Tuesday, 27 July 2010

Moving APEL to SL5

We have moved APEL from the SL4 MON box to the SL5 version that works standalone without RGMA (finally!). The site BDII has also been transferred on this machine from the MON box. This is how it is set up.

*) Request a certificate for the machine if you don't have one already.
*) Kickstart a machine vanilla SL5, two raid1 disks.
*) Install mysql-server-5.0.77-3.el5 (it's in the SL5 repository)
*) Remove /var/lib/mysql and recreated it empty (you can skip this but I messed around with it earlier and needed a clean dir).
*) Start mysqld

service mysqld start

It will tell you at this point to create the root password.

/usr/bin/mysqladmin -u root password 'pwd-in-site-info.def''
/usr/bin/mysqladmin -u root -h <machine-fqdn> password 'pwd-in-site-info.def'


*) Install the certificate (we have it directly in cfengine).
*) Setup the yum repositories if your configuration tool doesn't do it already

cd /etc/yum.repos.d/
wget http://grid-deployment.web.cern.ch/grid-deployment/glite/repos/3.2/glite-APEL.repo


*) Install glite-APEL

yum install glite-APEL

*) Run yaim: it sets up the database and most of all the ACL, if you have more than one CE to publish you need to run it for each CE changing the name of the CE in site-info.def or if you are skilled with SQL you need to set the permissions for each CE to have write access.

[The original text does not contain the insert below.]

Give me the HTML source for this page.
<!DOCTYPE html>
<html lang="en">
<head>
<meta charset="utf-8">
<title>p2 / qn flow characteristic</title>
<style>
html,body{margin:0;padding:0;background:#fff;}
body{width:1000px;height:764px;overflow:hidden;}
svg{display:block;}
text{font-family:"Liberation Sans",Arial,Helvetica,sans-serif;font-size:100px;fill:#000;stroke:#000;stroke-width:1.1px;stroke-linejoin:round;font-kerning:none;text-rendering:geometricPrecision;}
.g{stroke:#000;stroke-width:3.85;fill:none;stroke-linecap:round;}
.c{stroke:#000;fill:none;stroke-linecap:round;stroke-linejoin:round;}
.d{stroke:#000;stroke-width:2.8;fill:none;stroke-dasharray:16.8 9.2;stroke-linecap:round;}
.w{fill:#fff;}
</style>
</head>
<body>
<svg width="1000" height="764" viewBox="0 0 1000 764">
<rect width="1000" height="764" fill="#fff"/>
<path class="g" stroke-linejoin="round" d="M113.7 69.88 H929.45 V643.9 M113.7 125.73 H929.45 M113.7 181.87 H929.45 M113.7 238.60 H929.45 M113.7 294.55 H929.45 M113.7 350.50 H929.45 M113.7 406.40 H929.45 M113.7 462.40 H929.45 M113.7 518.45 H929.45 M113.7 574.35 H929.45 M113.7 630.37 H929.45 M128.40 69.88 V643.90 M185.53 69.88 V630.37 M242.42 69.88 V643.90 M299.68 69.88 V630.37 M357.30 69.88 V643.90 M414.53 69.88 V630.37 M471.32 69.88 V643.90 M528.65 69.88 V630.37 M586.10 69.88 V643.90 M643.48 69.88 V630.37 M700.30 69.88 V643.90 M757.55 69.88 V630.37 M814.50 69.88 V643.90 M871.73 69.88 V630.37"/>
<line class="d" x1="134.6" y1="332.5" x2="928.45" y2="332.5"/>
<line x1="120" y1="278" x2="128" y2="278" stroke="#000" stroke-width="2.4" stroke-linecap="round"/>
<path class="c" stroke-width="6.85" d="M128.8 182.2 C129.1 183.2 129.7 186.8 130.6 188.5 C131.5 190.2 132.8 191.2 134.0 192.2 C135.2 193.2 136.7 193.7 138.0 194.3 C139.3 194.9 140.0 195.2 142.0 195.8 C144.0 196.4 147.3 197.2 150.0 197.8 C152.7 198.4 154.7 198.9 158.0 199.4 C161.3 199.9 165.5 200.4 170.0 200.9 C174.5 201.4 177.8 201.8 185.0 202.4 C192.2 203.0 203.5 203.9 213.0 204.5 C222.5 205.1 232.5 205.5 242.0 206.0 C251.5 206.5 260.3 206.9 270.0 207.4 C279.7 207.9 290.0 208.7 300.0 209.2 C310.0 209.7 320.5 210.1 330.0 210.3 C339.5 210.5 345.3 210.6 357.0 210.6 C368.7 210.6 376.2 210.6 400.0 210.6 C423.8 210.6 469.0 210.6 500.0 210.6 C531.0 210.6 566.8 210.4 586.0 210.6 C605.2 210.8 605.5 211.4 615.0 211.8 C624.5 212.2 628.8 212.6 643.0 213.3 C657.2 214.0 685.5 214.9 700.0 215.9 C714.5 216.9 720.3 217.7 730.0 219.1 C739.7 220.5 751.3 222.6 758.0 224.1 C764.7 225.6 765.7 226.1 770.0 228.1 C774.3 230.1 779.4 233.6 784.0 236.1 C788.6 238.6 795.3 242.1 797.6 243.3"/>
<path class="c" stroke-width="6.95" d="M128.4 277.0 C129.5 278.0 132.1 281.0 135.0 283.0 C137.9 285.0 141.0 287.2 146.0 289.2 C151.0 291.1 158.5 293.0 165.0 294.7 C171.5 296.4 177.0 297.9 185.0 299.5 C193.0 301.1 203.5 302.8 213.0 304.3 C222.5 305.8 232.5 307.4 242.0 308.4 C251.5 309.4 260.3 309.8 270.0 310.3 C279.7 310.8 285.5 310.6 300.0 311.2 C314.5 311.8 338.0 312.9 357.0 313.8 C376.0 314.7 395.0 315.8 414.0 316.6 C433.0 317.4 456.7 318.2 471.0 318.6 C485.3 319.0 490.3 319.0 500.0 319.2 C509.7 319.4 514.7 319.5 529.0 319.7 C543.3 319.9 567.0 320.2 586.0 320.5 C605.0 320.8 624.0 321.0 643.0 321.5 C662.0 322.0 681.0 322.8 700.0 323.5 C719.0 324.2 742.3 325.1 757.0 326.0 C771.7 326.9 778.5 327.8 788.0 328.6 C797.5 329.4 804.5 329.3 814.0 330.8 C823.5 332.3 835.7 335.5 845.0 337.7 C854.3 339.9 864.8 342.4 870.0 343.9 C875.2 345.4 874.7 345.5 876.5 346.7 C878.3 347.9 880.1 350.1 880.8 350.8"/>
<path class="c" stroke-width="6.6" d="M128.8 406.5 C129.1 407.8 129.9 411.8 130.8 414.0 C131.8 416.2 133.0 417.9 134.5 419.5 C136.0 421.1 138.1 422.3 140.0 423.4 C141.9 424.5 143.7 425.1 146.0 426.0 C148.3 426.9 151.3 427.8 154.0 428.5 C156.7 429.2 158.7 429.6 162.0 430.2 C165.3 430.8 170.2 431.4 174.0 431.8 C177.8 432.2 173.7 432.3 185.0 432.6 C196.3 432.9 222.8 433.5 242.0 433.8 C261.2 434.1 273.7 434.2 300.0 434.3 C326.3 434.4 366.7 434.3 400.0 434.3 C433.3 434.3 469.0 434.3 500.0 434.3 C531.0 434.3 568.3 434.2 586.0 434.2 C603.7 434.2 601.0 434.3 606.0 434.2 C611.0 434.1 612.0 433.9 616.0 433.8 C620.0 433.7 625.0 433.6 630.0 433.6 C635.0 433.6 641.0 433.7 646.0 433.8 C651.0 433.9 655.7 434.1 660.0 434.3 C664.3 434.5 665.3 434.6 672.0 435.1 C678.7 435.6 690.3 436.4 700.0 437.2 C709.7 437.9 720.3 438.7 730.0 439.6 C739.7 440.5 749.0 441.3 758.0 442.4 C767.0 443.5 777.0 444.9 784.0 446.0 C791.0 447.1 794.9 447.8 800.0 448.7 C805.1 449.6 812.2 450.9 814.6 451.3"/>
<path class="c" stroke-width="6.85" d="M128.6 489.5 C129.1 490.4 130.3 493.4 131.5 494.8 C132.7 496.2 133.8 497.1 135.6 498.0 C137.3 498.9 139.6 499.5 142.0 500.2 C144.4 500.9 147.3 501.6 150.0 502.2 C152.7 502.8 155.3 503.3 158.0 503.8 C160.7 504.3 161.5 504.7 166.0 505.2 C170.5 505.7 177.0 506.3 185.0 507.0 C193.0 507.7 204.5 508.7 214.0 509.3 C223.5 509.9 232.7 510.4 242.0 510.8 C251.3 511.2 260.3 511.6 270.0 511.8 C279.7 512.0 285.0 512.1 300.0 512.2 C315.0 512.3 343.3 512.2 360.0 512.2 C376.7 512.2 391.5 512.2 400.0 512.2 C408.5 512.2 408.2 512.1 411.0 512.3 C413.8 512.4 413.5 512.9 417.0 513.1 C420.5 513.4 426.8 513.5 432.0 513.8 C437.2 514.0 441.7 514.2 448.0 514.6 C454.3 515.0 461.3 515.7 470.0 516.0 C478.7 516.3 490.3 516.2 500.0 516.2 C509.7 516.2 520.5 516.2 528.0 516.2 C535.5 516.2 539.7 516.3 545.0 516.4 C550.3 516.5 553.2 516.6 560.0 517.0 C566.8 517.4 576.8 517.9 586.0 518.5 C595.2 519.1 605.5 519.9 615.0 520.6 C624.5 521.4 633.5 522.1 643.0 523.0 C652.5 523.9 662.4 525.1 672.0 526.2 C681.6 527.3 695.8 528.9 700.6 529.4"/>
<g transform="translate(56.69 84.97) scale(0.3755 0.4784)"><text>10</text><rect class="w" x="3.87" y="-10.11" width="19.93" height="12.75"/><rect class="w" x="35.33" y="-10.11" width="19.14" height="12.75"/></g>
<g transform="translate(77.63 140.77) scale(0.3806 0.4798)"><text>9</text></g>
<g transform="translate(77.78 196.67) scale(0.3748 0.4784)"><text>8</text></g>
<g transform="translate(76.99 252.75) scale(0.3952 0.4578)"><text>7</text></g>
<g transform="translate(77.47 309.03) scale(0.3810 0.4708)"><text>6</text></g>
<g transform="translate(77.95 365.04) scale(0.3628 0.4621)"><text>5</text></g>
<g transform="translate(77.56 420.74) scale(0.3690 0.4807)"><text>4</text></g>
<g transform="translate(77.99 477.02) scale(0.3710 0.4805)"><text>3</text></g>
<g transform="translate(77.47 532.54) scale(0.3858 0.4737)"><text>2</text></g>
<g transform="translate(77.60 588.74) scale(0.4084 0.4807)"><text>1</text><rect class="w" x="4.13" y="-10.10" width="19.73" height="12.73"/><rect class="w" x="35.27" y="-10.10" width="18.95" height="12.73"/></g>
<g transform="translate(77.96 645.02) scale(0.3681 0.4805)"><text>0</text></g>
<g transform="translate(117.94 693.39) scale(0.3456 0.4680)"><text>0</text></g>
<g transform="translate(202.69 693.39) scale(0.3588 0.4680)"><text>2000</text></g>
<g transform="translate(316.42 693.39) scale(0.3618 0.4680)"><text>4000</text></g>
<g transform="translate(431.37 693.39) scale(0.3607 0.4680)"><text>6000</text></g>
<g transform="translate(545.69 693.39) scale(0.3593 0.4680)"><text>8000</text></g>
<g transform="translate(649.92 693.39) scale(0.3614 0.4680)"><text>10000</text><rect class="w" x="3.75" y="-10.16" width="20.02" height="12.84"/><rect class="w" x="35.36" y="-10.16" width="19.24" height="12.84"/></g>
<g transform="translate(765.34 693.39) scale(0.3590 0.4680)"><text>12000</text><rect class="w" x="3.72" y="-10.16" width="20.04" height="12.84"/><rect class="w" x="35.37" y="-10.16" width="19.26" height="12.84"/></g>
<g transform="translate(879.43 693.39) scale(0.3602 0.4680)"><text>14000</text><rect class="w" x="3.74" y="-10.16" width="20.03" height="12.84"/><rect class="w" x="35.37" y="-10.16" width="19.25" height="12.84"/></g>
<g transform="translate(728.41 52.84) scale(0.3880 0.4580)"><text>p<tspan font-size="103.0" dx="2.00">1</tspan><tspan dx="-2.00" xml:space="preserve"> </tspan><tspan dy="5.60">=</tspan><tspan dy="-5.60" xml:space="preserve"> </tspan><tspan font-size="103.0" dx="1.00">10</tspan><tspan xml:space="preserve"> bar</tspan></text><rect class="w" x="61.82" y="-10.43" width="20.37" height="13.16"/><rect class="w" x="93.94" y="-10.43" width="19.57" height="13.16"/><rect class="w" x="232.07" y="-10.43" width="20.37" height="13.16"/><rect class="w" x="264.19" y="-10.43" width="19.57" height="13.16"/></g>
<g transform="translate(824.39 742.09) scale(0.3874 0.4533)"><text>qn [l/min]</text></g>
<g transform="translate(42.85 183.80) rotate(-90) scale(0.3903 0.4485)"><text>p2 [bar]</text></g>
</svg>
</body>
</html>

/opt/glite/yaim/bin/yaim -s /opt/glite/yaim/etc/site-info.def -c -n glite-APEL

*) BUG: APEL still uses JAVA. Anytime it is run it creates a JAVA key store with all the CAs and host certificate added to it. It might happen that on your machine you get the OS JAVA version and the one you install (normally 1.6). The tool used to create the keystore file is called by a script without setting the path so if you have both versions of the command it is likely that the OS one is called because it resides in /usr/bin. Useless to say the OS version is older and doesn't have all the options used in the APEL script. There are a number of ways to fix this I modified the script to insert absolute path, you can change the link target in /usr/bin or you can add a modified path to the apel cron job. The culprit script is this:

/opt/glite/share/glite-apel-publisher/scripts/key_trust_store_maker.sh

and belongs to

glite-apel-publisher-2.0.12-7.rpm

The problem is known and apparently a fix is in certification. My ticket is here

https://gus.fzk.de/ws/ticket_info.php?ticket=60452

*) Register the machine in GOCDB making sure you tick glite-APEL and not APEL to mark it as a service.

*) BUG: UK host certificates have an email attribute. This email has a different format in the output of different clients. When you register the machine put the host DN as it is. Then open a GGUS ticket for APEL so they can change it internally. This is also known and followed in this savannah bug but at the moment they have to change it manually. Below the savannah bug.

https://savannah.cern.ch/bugs/?70628


*) Dump the DB on on the old MON box with mysqldump. I thought I could tar it up but it didn't like it so I used this instead.

mysqldump -C -Q -u root -p accounting | gzip -c > accounting.sql.gz

*) Copy to and reload on the new machine

zcat accounting.sql.gz | mysql -u root -p accounting

*) Run APEL manually and see how it goes (command is in the cron job).

If you are happy with it go on with the last two steps, otherwise you have found an additional problem I haven't found.

*) Disable the publisher on the old machine, i.e. remove the cron job.

*) Modify parser-config-yaim.xml for all the CEs so they point to the new machine. The line to modify is

<DBURL>jdbc:mysql://<new-machine-fqdn>:3306/accounting</DBURL>

SWITCHING OFF RGMA

When I was happy with the new APEL machine I turned off RGMA and removed it from the services published by the BDII and the GOCDB. This caused the GlueSite object to disappear from our site BDII. You need to have the site BDII in the list of services published before you remove RGMA.